Start DATASET

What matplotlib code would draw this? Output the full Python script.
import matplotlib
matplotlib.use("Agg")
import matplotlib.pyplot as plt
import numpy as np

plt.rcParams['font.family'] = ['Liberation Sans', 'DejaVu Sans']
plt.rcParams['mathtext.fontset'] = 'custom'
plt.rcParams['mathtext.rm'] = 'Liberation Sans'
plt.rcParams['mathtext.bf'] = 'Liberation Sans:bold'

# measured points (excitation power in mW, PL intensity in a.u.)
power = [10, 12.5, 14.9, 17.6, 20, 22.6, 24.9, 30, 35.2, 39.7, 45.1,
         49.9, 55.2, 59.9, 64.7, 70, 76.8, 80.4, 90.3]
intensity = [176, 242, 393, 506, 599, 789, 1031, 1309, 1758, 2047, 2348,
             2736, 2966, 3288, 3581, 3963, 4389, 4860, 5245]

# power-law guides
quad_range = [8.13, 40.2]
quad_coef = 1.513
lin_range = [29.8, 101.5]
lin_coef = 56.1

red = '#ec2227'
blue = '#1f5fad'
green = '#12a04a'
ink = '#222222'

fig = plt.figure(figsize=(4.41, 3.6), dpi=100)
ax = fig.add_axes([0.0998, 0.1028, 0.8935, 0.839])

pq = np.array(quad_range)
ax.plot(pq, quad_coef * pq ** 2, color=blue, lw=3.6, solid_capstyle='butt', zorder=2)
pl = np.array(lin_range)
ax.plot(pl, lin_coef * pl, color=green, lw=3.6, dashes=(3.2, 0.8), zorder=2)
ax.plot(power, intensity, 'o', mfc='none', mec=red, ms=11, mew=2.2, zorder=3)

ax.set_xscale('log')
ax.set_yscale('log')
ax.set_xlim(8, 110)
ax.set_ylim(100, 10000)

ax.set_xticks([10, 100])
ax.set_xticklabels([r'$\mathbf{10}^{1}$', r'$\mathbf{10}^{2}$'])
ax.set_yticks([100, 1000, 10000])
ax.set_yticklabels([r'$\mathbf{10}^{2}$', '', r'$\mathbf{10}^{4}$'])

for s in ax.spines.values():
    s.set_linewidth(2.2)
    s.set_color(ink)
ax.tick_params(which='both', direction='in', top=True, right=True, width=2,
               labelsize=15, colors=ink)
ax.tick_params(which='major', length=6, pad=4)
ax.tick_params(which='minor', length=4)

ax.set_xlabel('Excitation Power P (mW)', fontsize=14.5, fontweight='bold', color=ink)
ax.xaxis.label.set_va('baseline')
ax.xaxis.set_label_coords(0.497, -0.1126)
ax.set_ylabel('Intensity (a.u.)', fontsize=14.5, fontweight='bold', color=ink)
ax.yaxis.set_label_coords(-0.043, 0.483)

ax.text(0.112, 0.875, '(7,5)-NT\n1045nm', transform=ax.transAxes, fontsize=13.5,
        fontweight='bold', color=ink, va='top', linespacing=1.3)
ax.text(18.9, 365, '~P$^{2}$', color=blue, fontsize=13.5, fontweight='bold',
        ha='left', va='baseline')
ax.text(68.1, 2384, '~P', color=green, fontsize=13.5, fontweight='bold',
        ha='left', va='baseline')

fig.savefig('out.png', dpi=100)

End DATASET
Start DATASET

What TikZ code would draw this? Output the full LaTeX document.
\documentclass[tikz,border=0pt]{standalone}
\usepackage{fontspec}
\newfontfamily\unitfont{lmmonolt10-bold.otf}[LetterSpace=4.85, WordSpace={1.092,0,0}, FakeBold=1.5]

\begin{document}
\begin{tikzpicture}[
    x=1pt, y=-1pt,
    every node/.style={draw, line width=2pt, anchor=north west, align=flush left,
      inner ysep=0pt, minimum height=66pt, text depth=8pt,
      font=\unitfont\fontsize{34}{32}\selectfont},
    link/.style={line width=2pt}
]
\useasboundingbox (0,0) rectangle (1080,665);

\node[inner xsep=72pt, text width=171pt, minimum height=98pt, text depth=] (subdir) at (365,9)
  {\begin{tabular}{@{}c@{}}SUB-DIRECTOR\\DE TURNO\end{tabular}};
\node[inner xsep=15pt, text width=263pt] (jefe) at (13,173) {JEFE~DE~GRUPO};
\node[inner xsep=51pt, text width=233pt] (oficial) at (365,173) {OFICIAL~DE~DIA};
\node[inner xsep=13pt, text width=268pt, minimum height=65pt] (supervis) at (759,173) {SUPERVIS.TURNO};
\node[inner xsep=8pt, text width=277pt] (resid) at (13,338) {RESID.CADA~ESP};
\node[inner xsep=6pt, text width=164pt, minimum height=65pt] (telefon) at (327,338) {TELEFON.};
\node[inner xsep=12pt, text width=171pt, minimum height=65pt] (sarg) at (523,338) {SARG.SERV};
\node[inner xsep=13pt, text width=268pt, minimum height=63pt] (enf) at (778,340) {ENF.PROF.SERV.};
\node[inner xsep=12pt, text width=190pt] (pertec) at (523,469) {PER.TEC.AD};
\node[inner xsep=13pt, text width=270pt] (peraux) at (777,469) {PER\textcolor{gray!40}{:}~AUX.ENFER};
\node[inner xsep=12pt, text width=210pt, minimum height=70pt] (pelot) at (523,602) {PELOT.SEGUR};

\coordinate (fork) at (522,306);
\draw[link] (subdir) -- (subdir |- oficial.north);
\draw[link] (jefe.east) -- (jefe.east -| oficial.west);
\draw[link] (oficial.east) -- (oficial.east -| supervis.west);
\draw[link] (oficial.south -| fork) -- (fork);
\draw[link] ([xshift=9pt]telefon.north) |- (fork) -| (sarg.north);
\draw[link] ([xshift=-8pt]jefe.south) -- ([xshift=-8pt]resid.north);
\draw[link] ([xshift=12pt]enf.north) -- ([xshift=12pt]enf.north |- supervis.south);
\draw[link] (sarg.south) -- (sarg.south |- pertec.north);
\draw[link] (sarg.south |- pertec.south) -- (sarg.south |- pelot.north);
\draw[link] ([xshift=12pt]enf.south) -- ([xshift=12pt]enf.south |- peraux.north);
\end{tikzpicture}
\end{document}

End DATASET

BRIEF: Show all lines from the records above where the word "would" occurs.

WORKED SOLUTION:
What matplotlib code would draw this? Output the full Python script.
What TikZ code would draw this? Output the full LaTeX document.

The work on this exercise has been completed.